Alaska, un libro de tapa enteramente blanca, introducía, justamente, en un mundo cuya característica básica es la austera claridad, la casi carencia absoluta de metáfora, la exposición de la idea, imaginativa y fabulosa, pero por eso mismo servida con la mayor economía de recursos retóricos.
Castillo, nacido en Ensenada en 1934, murió el lunes en La Plata. Otros libros suyos fueron Materia acre, Tuerto rey y Los gatos de la Acrópolis. Fue traductor de poetas griegos contemporáneos, como Cavafis y Elytis (Premio Nobel de Literatura, este último).
Si los poetas debieran, como los jueces, hablar por sus sentencias, Castillo cumplió con ese requerimiento. Aunque experto en verso tradicional, en su verso libre la mitología fluía con la mayor naturalidad: “ La ansiedad me dominó, y luego la inquietud, cuando supe que venías: /horror de que me vieras así, con este tocado de sombra, /el pelo sin brillo ”, le hace decir a Eurídice, al enterarse de que Orfeo viene a rescatarla del infierno.
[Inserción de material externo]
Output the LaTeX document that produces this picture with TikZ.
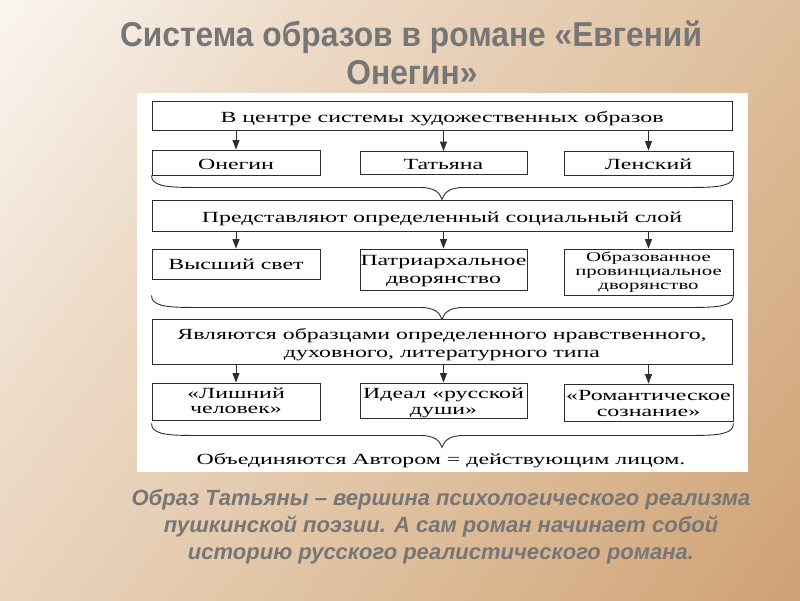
\documentclass[tikz,border=0pt]{standalone}
\usepackage{fontspec}
\setmainfont{Liberation Serif}
\newfontfamily\dfont{Liberation Serif}[FakeStretch=1.54]
\newfontfamily\tfont{Liberation Sans}[FakeStretch=0.92]
\newfontfamily\cfont{Liberation Sans}
\usetikzlibrary{arrows.meta,calc}
\definecolor{bgB}{RGB}{237,219,200}
\definecolor{bgC}{RGB}{224,194,161}
\definecolor{bgD}{RGB}{206,160,114}
\definecolor{bgE}{RGB}{200,152,105}
\definecolor{ink}{RGB}{45,45,45}
\definecolor{greytext}{RGB}{118,118,118}
\pgfdeclarehorizontalshading{bgsh}{100bp}{color(0bp)=(white); color(9bp)=(white); color(33bp)=(bgB); color(57bp)=(bgC); color(86bp)=(bgD); color(100bp)=(bgE)}
% box text: lowered by #1 px, rows in a centred tabular
\newcommand{\bt}[2][7]{\raisebox{-#1pt}[0pt][0pt]{\begin{tabular}{@{}c@{}}#2\end{tabular}}}
\newcommand{\mybrace}[3]{%
  \draw[brc] (#1) .. controls ($(#1)+(0,10)$) and ($(#1)+(13,12)$) .. ($(#1)+(40,12)$)
    -- ($(#3)+(-22,12)$) .. controls ($(#3)+(-8,12)$) and ($(#3)+(-2,17)$) .. ($(#3)+(0,24)$)
    .. controls ($(#3)+(2,17)$) and ($(#3)+(8,12)$) .. ($(#3)+(22,12)$)
    -- ($(#2)+(-40,12)$) .. controls ($(#2)+(-13,12)$) and ($(#2)+(0,10)$) .. (#2);}
\begin{document}
\begin{tikzpicture}[x=1pt,y=-1pt,
  dbox/.style={draw=ink, line width=0.9pt, inner sep=0pt, text=black,
     font=\dfont\fontsize{15.5}{18}\selectfont},
  bigbox/.style={dbox, minimum width=580},
  sbox/.style={dbox, minimum width=168},
  mbox/.style={dbox, minimum width=167},
  rbox/.style={dbox, minimum width=169},
  arr/.style={draw=ink, line width=0.9pt, -{Triangle[length=9.5pt,width=7pt]}},
  brc/.style={draw=ink, line width=0.9pt},
  titletext/.style={text=greytext, font=\tfont\bfseries\fontsize{34.5}{38}\selectfont, inner sep=0pt},
  captext/.style={text=greytext, font=\cfont\bfseries\itshape\fontsize{22}{27}\selectfont, inner sep=0pt, align=center}]
\useasboundingbox (0,0) rectangle (800,600);
\shade[shading=bgsh, shading angle=-36] (0,0) rectangle (800,600);
\fill[white] (137,93) rectangle (748,472);

\node[titletext] (t1) at (411,37) {Система образов в романе «Евгений};
\node[titletext] (t2) at (412,73) {Онегин»};

\node[bigbox, minimum height=29] (top) at (442,115.5) {\bt[6.5]{В центре системы художественных образов}};
\node[sbox, minimum height=25] (on) at (236,162.5) {\bt[7]{Онегин}};
\node[mbox, minimum height=23] (ta) at (443.5,163) {\bt[6.5]{Татьяна}};
\node[rbox, minimum height=24] (le) at (648.5,163) {\bt[6.5]{Ленский}};

\node[bigbox, minimum height=31] (soc) at (442,215.5) {\bt[6.5]{Представляют определенный социальный слой}};
\node[sbox, minimum height=30] (vs) at (236,264) {\bt[5]{Высший свет}};
\node[mbox, minimum height=41] (pa) at (443.5,269.5) {\bt[4.5]{Патриархальное\\дворянство}};
\node[rbox, minimum height=46, font=\dfont\fontsize{13.5}{14}\selectfont] (ob) at (648.5,272) {\bt[4]{Образованное\\провинциальное\\дворянство}};

\node[bigbox, minimum height=45] (typ) at (442,341.5) {\bt[7]{Являются образцами определенного нравственного,\\духовного, литературного типа}};
\node[sbox, minimum height=37, font=\dfont\fontsize{15.5}{15.5}\selectfont] (li) at (236,401.5) {\bt[5]{«Лишний\\человек»}};
\node[mbox, minimum height=35, font=\dfont\fontsize{15.5}{16}\selectfont] (id) at (443.5,400.5) {\bt[6]{Идеал «русской\\души»}};
\node[rbox, minimum height=37, font=\dfont\fontsize{15.5}{16.5}\selectfont] (ro) at (648.5,402.5) {\bt[6.5]{«Романтическое\\сознание»}};

\node[dbox, draw=none] (av) at (441,464) {\bt[0]{Объединяются Автором = действующим лицом.}};

\foreach \a/\b in {top/on, top/ta, top/le, soc/vs, soc/pa, soc/ob, typ/li, typ/id, typ/ro}
  \draw[arr] (\a.south -| \b.north) -- (\b.north);

\coordinate (b1l) at (on.south west);
\coordinate (b1r) at (le.south east);
\coordinate (b1m) at (b1l -| soc.north);
\mybrace{b1l}{b1r}{b1m}
\coordinate (b2l) at (vs.south west |- ob.south);
\coordinate (b2r) at (ob.south east);
\coordinate (b2m) at (b2l -| typ.north);
\mybrace{b2l}{b2r}{b2m}
\coordinate (b3l) at ($(li.south west |- ro.south)+(0,2)$);
\coordinate (b3r) at ($(ro.south east)+(0,2)$);
\coordinate (b3m) at (b3l -| top.north);
\mybrace{b3l}{b3r}{b3m}

\node[captext] (cap) at (441,527) {Образ Татьяны – вершина психологического реализма\\пушкинской поэзии. А сам роман начинает собой\\историю русского реалистического романа.};
\end{tikzpicture}
\end{document}
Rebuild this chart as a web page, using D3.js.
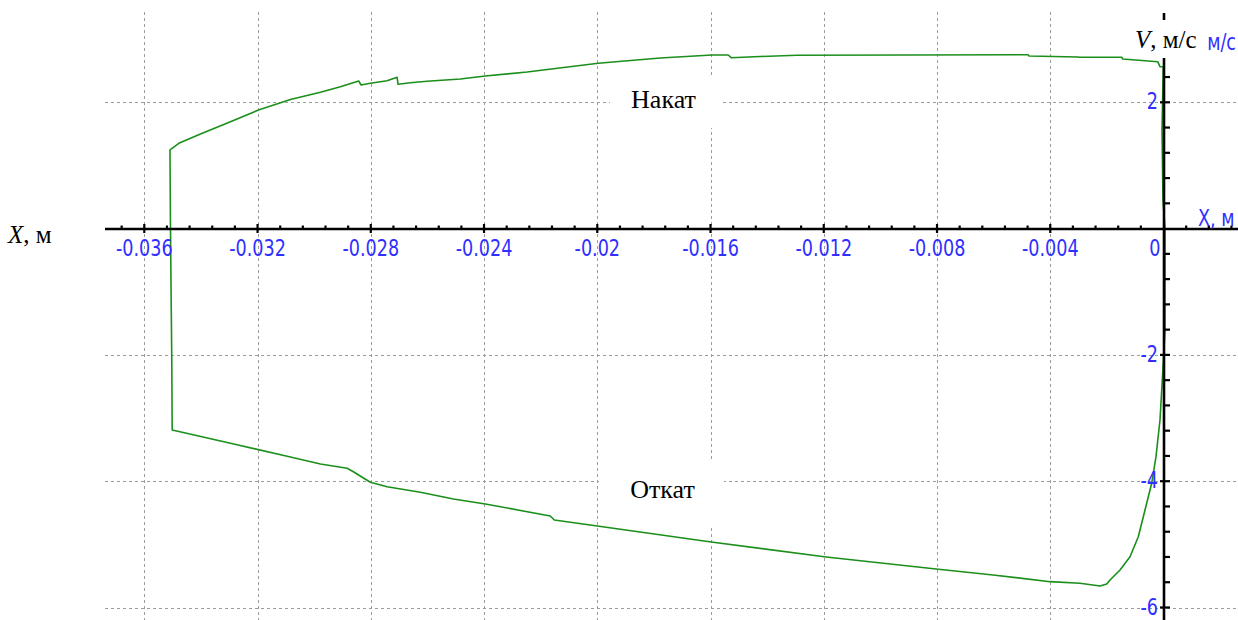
<!DOCTYPE html>
<html>
<head>
<meta charset="utf-8">
<script src="https://cdn.jsdelivr.net/npm/d3@7"></script>
<style>
  html, body { margin: 0; padding: 0; background: #fff; }
  svg { display: block; }
</style>
</head>
<body>
<svg id="chart" width="1238" height="620"></svg>
<script>
// Phase portrait of the recoil cycle: velocity V (m/s) versus displacement X (m).

// Recoil branch (Откат): from the start position out to the far end of travel
const recoilX = [0.000053, 0.000053, -0.000028, -0.000124, -0.000265, -0.000417, -0.000653, -0.000890,
  -0.001183, -0.001536, -0.001889, -0.002005, -0.002242, -0.002948, -0.004007, -0.006019, -0.008032,
  -0.011915, -0.015975, -0.020000, -0.021518, -0.021659, -0.023954, -0.025084, -0.026249, -0.027425,
  -0.028014, -0.028261, -0.028614, -0.028837, -0.029779, -0.030838, -0.032957, -0.035015, -0.035029,
  -0.035050, -0.035075];
const recoilV = [0.000, -1.606, -2.287, -3.031, -3.612, -4.033, -4.456, -4.879,
  -5.196, -5.406, -5.564, -5.628, -5.660, -5.617, -5.591, -5.485, -5.390,
  -5.200, -4.963, -4.709, -4.614, -4.551, -4.361, -4.282, -4.176, -4.087,
  -4.017, -3.949, -3.850, -3.796, -3.728, -3.617, -3.400, -3.189, -2.128,
  -1.178, 0.000];

// Run-out branch (Накат): return stroke back to the start position
const runoutX = [-0.035075, -0.035093, -0.035057, -0.034782, -0.034016, -0.032957, -0.031968, -0.030838,
  -0.029779, -0.029073, -0.028427, -0.028342, -0.028014, -0.027424, -0.027071, -0.027036, -0.026602,
  -0.026012, -0.024837, -0.023954, -0.022482, -0.019965, -0.017776, -0.015951, -0.015375, -0.015269,
  -0.014245, -0.012950, -0.004784, -0.004749, -0.003019, -0.002983, -0.001476, -0.001440, -0.000205,
  -0.000124, -0.000007, -0.000053, -0.000018, 0.000053];
const runoutV = [0.000, 1.245, 1.260, 1.351, 1.498, 1.693, 1.878, 2.044,
  2.158, 2.247, 2.337, 2.274, 2.301, 2.342, 2.396, 2.285, 2.310,
  2.333, 2.369, 2.416, 2.480, 2.618, 2.702, 2.749, 2.749, 2.706,
  2.725, 2.744, 2.754, 2.733, 2.717, 2.713, 2.713, 2.686, 2.643,
  2.564, 2.564, 1.561, 0.453, 0.000];

const xTickValues = [-0.036, -0.032, -0.028, -0.024, -0.020, -0.016, -0.012, -0.008, -0.004, 0];
const xTickLabels = ["-0.036", "-0.032", "-0.028", "-0.024", "-0.02", "-0.016", "-0.012", "-0.008", "-0.004", "0"];
const yTickValues = [2, -2, -4, -6];
const yTickLabels = ["2", "-2", "-4", "-6"];
const branchLabels = ["Накат", "Откат"];
const xAxisName = "X, м";
const yAxisUnit = "м/с";

const W = 1238, H = 620;
const frame = { left: 105, right: 1238, top: 13, bottom: 620 };

const x = d3.scaleLinear().domain([-0.036, 0]).range([144.3, 1163.5]);
const y = d3.scaleLinear().domain([-6, 2]).range([607.5, 102.3]);

const svg = d3.select("#chart");
svg.append("rect").attr("width", W).attr("height", H).attr("fill", "#fff");

const blue = "#2f2fff";
const sans = "'DejaVu Sans', Verdana, sans-serif";
const serif = "'Liberation Serif', 'Times New Roman', serif";
const labelShape = "scale(0.88,1.12)";

// Dashed grid
const grid = svg.append("g")
  .attr("stroke", "#9c9c9c").attr("stroke-width", 1)
  .attr("stroke-dasharray", "3,3").attr("shape-rendering", "crispEdges");
grid.selectAll("line.v").data(xTickValues.filter(d => d !== 0)).join("line")
  .attr("class", "v")
  .attr("x1", d => Math.round(x(d)) + 0.5).attr("x2", d => Math.round(x(d)) + 0.5)
  .attr("y1", 12).attr("y2", frame.bottom);
grid.selectAll("line.h").data(yTickValues).join("line")
  .attr("class", "h")
  .attr("x1", frame.left).attr("x2", frame.right)
  .attr("y1", d => Math.round(y(d)) + 0.5).attr("y2", d => Math.round(y(d)) + 0.5);

// Phase trajectory
const line = d3.line().x(d => x(d[0])).y(d => y(d[1]));
const recoil = recoilX.map((v, i) => [v, recoilV[i]]);
const runout = runoutX.map((v, i) => [v, runoutV[i]]);
svg.append("g").attr("fill", "none").attr("stroke", "#1b8f1b").attr("stroke-width", 1.6)
  .attr("stroke-linejoin", "round")
  .selectAll("path").data([recoil, runout]).join("path")
  .attr("d", line);

// Axes through the origin
const x0 = Math.round(x(0)), y0 = Math.round(y(0));
const axes = svg.append("g").attr("stroke", "#000");
axes.append("line").attr("x1", frame.left).attr("x2", frame.right)
  .attr("y1", y0).attr("y2", y0).attr("stroke-width", 2.6);
axes.append("line").attr("x1", x0).attr("x2", x0)
  .attr("y1", frame.top).attr("y2", frame.bottom).attr("stroke-width", 2.6);

// Minor/major tick marks
const xMinor = d3.range(-46, 4).map(k => ({ v: k * 0.0008, major: k % 5 === 0 }))
  .filter(d => d.v !== 0);
axes.selectAll("line.xt").data(xMinor).join("line")
  .attr("class", "xt")
  .attr("x1", d => x(d.v)).attr("x2", d => x(d.v))
  .attr("y1", d => y0 - (d.major ? 5 : 3.5)).attr("y2", d => y0 + (d.major ? 4 : 1))
  .attr("stroke-width", 2.2);
const yMinor = d3.range(-15, 9).map(k => ({ v: k * 0.4, major: k % 5 === 0 }))
  .filter(d => Math.abs(d.v) > 1e-9);
axes.selectAll("line.yt").data(yMinor).join("line")
  .attr("class", "yt")
  .attr("x1", d => x0 - (d.major ? 4 : 1)).attr("x2", x0 + 6)
  .attr("y1", d => y(d.v)).attr("y2", d => y(d.v))
  .attr("stroke-width", 2.2);

// Tick labels (narrow, tall sans face)
const xLab = svg.append("g").attr("fill", blue).attr("font-family", sans).attr("font-size", 20);
xTickValues.forEach((v, i) => {
  const isZero = v === 0;
  const gx = isZero ? x(v) - 3 : x(v);
  xLab.append("g").attr("transform", `translate(${gx},256) ${labelShape}`)
    .append("text").attr("text-anchor", isZero ? "end" : "middle").text(xTickLabels[i]);
});
const yLab = svg.append("g").attr("fill", blue).attr("font-family", sans).attr("font-size", 20);
yTickValues.forEach((v, i) => {
  yLab.append("g").attr("transform", `translate(1158,${y(v) + 7}) ${labelShape}`)
    .append("text").attr("text-anchor", "end").text(yTickLabels[i]);
});

// Blue axis names next to the axes
svg.append("g").attr("transform", `translate(1198,226) ${labelShape}`)
  .append("text").attr("fill", blue).attr("font-family", sans).attr("font-size", 20).text(xAxisName);
svg.append("g").attr("transform", `translate(1236,50) ${labelShape}`)
  .append("text").attr("fill", blue).attr("font-family", sans).attr("font-size", 20)
  .attr("text-anchor", "end").text(yAxisUnit);

// Serif axis captions
svg.append("rect").attr("x", 1127).attr("y", 20).attr("width", 80).attr("height", 38).attr("fill", "#fff");
const vCap = svg.append("text").attr("x", 1135).attr("y", 48)
  .attr("font-family", serif).attr("font-size", 25).attr("fill", "#000");
vCap.append("tspan").attr("font-style", "italic").text("V");
vCap.append("tspan").text(", м/с");

const xCap = svg.append("text").attr("x", 8).attr("y", 243)
  .attr("font-family", serif).attr("font-size", 25).attr("fill", "#000");
xCap.append("tspan").attr("font-style", "italic").text("X");
xCap.append("tspan").text(", м");

// Branch annotations on white plates
const plates = [
  { text: branchLabels[0], x0: 610, x1: 723, y0: 77, y1: 128, cx: 663.5, base: 108 },
  { text: branchLabels[1], x0: 599, x1: 724, y0: 462, y1: 525, cx: 662.5, base: 498 }
];
plates.forEach(p => {
  svg.append("rect").attr("x", p.x0).attr("y", p.y0)
    .attr("width", p.x1 - p.x0).attr("height", p.y1 - p.y0).attr("fill", "#fff");
  svg.append("text").attr("x", p.cx).attr("y", p.base).attr("text-anchor", "middle")
    .attr("font-family", serif).attr("font-size", 26).attr("fill", "#000").text(p.text);
});
</script>
</body>
</html>
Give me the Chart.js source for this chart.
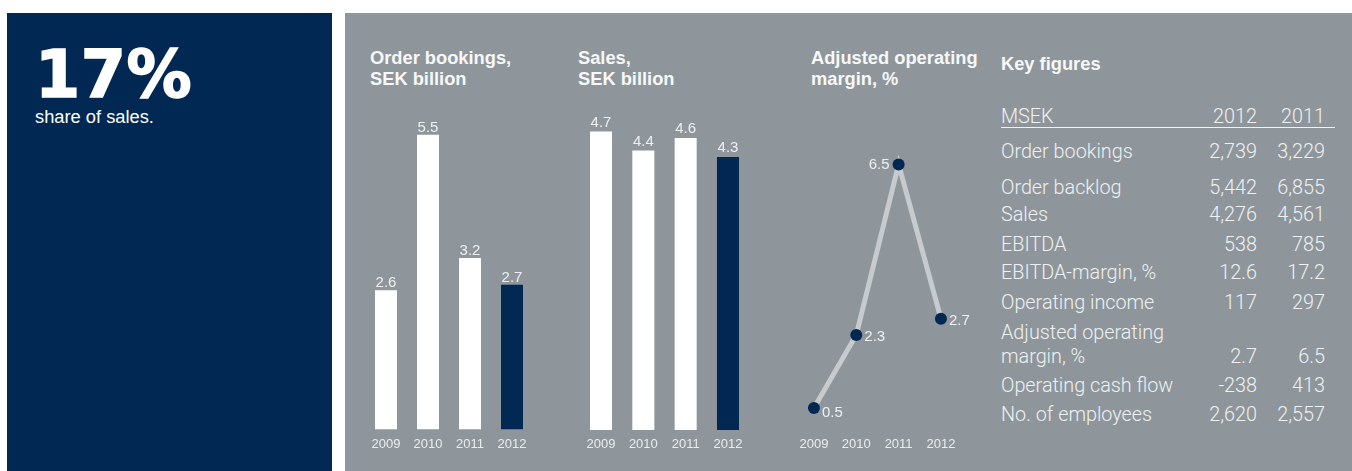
<!DOCTYPE html>
<html>
<head>
<meta charset="utf-8">
<script src="https://cdn.jsdelivr.net/npm/chart.js@4.4.1/dist/chart.umd.min.js"></script>
<style>
  html, body { margin: 0; padding: 0; background: #ffffff; width: 1352px; height: 471px; overflow: hidden; }
  body { position: relative; font-family: "Liberation Sans", Arial, sans-serif; }
  .panel { position: absolute; }
  #navy { left: 7px; top: 13px; width: 325px; height: 458px; background: #002852; }
  #grey { left: 345px; top: 13px; width: 1007px; height: 458px; background: #8e969b; }
  .abs { position: absolute; white-space: nowrap; }
  .big { left: 35px; top: 41.7px; font-family: "DejaVu Sans", sans-serif; font-weight: bold; font-size: 65px; line-height: 65px; color: #ffffff; -webkit-text-stroke: 1.6px #ffffff; letter-spacing: 0.5px; }
  .sub { left: 35px; top: 107.5px; font-size: 18.3px; line-height: 18px; color: #ffffff; }
  .title { font-weight: bold; font-size: 18.3px; line-height: 21.5px; color: #f7f8f8; }
  canvas { position: absolute; }
  .kf { font-family: Roboto, "Liberation Sans", sans-serif; font-weight: 300; font-size: 19.8px; line-height: 19.8px; color: #eff1f2; }
  #rule { position: absolute; left: 1001px; top: 127px; width: 334px; height: 1px; background: #eff1f2; }
</style>
</head>
<body>
<div id="navy" class="panel"></div>
<div id="grey" class="panel"></div>

<div class="abs big">17%</div>
<div class="abs sub">share of sales.</div>

<div class="abs title" style="left:370px; top:46.5px;">Order bookings,<br>SEK billion</div>
<div class="abs title" style="left:578px; top:46.5px;">Sales,<br>SEK billion</div>
<div class="abs title" style="left:811px; top:46.5px;">Adjusted operating<br>margin, %</div>
<div class="abs title" style="left:1001px; top:53px;">Key figures</div>

<canvas id="orders" width="190" height="381" style="left:355px; top:90px;"></canvas>
<canvas id="sales" width="190" height="381" style="left:570px; top:90px;"></canvas>
<canvas id="margin" width="190" height="381" style="left:783px; top:90px;"></canvas>

<div id="kf"></div>
<div id="rule"></div>

<script>
// ---- data ----
const years = ['2009', '2010', '2011', '2012'];
const orderBookings = [2.6, 5.5, 3.2, 2.7];     // SEK billion
const sales = [4.7, 4.4, 4.6, 4.3];             // SEK billion
const adjustedMargin = [0.5, 2.3, 6.5, 2.7];    // %

const kfHeader = ['MSEK', '2012', '2011'];
const kfLabels = ['Order bookings', 'Order backlog', 'Sales', 'EBITDA', 'EBITDA-margin, %',
                  'Operating income', 'Adjusted operating\nmargin, %', 'Operating cash flow', 'No. of employees'];
const kf2012 = ['2,739', '5,442', '4,276', '538', '12.6', '117', '2.7', '-238', '2,620'];
const kf2011 = ['3,229', '6,855', '4,561', '785', '17.2', '297', '6.5', '413', '2,557'];

// ---- styling ----
const NAVY = '#002852';
const WHITE = '#ffffff';
const LABEL = '#eef0f1';
const YEAR = '#eaedee';
const LINE = '#c8cbcd';
const FONT = '"Liberation Sans", Arial, sans-serif';

// Draws the year captions under each category and the value labels on the marks.
const annotate = {
  id: 'annotate',
  afterDatasetsDraw(chart, args, o) {
    const { ctx, chartArea } = chart;
    const xs = chart.scales.x;
    const meta = chart.getDatasetMeta(0);
    const data = chart.data.datasets[0].data;
    ctx.save();
    ctx.textBaseline = 'alphabetic';

    ctx.font = '13px ' + FONT;
    ctx.fillStyle = YEAR;
    ctx.textAlign = 'center';
    chart.data.labels.forEach((lab, i) => {
      ctx.fillText(lab, xs.getPixelForValue(i), chartArea.bottom + o.yearGap);
    });

    ctx.font = '15px ' + FONT;
    ctx.fillStyle = LABEL;
    const peak = Math.max(...data);
    meta.data.forEach((el, i) => {
      const txt = data[i].toFixed(1);
      if (o.mode === 'bar') {
        ctx.textAlign = 'center';
        ctx.fillText(txt, el.x, el.y - o.valueGap);
      } else if (data[i] === peak) {
        ctx.textAlign = 'right';
        ctx.fillText(txt, el.x - 9, el.y + 5);
      } else {
        ctx.textAlign = 'left';
        ctx.fillText(txt, el.x + 8, el.y + (i === 0 ? 8.5 : 6));
      }
    });
    ctx.restore();
  }
};

const common = {
  responsive: false,
  animation: false,
  devicePixelRatio: 1,
  events: []
};

function barChart(id, values, o) {
  return new Chart(document.getElementById(id), {
    type: 'bar',
    data: {
      labels: years,
      datasets: [{
        data: values,
        backgroundColor: c => (c.dataIndex === values.length - 1 ? NAVY : WHITE),
        borderWidth: 0,
        barPercentage: o.barPct,
        categoryPercentage: 1
      }]
    },
    options: Object.assign({}, common, {
      layout: { padding: o.padding },
      plugins: {
        legend: { display: false },
        tooltip: { enabled: false },
        annotate: { mode: 'bar', yearGap: o.yearGap, valueGap: o.valueGap }
      },
      scales: {
        x: { display: false },
        y: { display: false, min: 0, max: o.max }
      }
    }),
    plugins: [annotate]
  });
}

barChart('orders', orderBookings, {
  barPct: 22 / 42, max: 6, valueGap: 3, yearGap: 18.8,
  padding: { left: 10, right: 12, top: 17.9, bottom: 41.5 }
});

barChart('sales', sales, {
  barPct: 22 / 42.3, max: 5, valueGap: 4.5, yearGap: 18.3,
  padding: { left: 9.85, right: 10.85, top: 22.5, bottom: 41 }
});

new Chart(document.getElementById('margin'), {
  type: 'line',
  data: {
    labels: years,
    datasets: [{
      data: adjustedMargin,
      borderColor: LINE,
      borderWidth: 5,
      tension: 0,
      fill: false,
      pointRadius: 6,
      pointBackgroundColor: NAVY,
      pointBorderWidth: 0
    }]
  },
  options: Object.assign({}, common, {
    layout: { padding: { left: 9.8, right: 10.9, top: 13.5, bottom: 42.7 } },
    plugins: {
      legend: { display: false },
      tooltip: { enabled: false },
      annotate: { mode: 'line', yearGap: 19.2 }
    },
    scales: {
      x: { display: false, offset: true },
      y: { display: false, min: 0, max: 8 }
    }
  }),
  plugins: [annotate]
});

// ---- key figures table ----
const kfBox = document.getElementById('kf');
const COL_LABEL = 1001, COL_2012 = 1257, COL_2011 = 1325;
const ASC = 15.2;        // baseline offset inside a 19.8px line box
const LINE_STEP = 23.4;  // spacing of wrapped label lines
const headerBase = 122.3;
const rowBase = [156.7, 192.7, 220, 250, 278.3, 308.3, 361.7, 391, 420];

function put(text, x, base, right) {
  const d = document.createElement('div');
  d.className = 'abs kf';
  d.textContent = text;
  d.style.top = (base - ASC) + 'px';
  if (right) d.style.right = (1352 - x) + 'px';
  else d.style.left = x + 'px';
  kfBox.appendChild(d);
}

put(kfHeader[0], COL_LABEL, headerBase, false);
put(kfHeader[1], COL_2012, headerBase, true);
put(kfHeader[2], COL_2011, headerBase, true);

kfLabels.forEach((lab, i) => {
  const lines = lab.split('\n');
  lines.forEach((ln, k) => put(ln, COL_LABEL, rowBase[i] - (lines.length - 1 - k) * LINE_STEP, false));
  put(kf2012[i], COL_2012, rowBase[i], true);
  put(kf2011[i], COL_2011, rowBase[i], true);
});
</script>
</body>
</html>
Miembro de la Academia Argentina de Letras, la vida -esto es, la poesía- de Castillo fue rica y sin estridencias. También enriqueció el mito, tratándolo de modo de que aquellas narraciones tuvieran resonancia contemporánea y cotidiana. Ahora, como en uno de sus poemas, admirará la belleza del Hades, aun con la molestia de la moneda -el óbolo a Caronte- en la boca.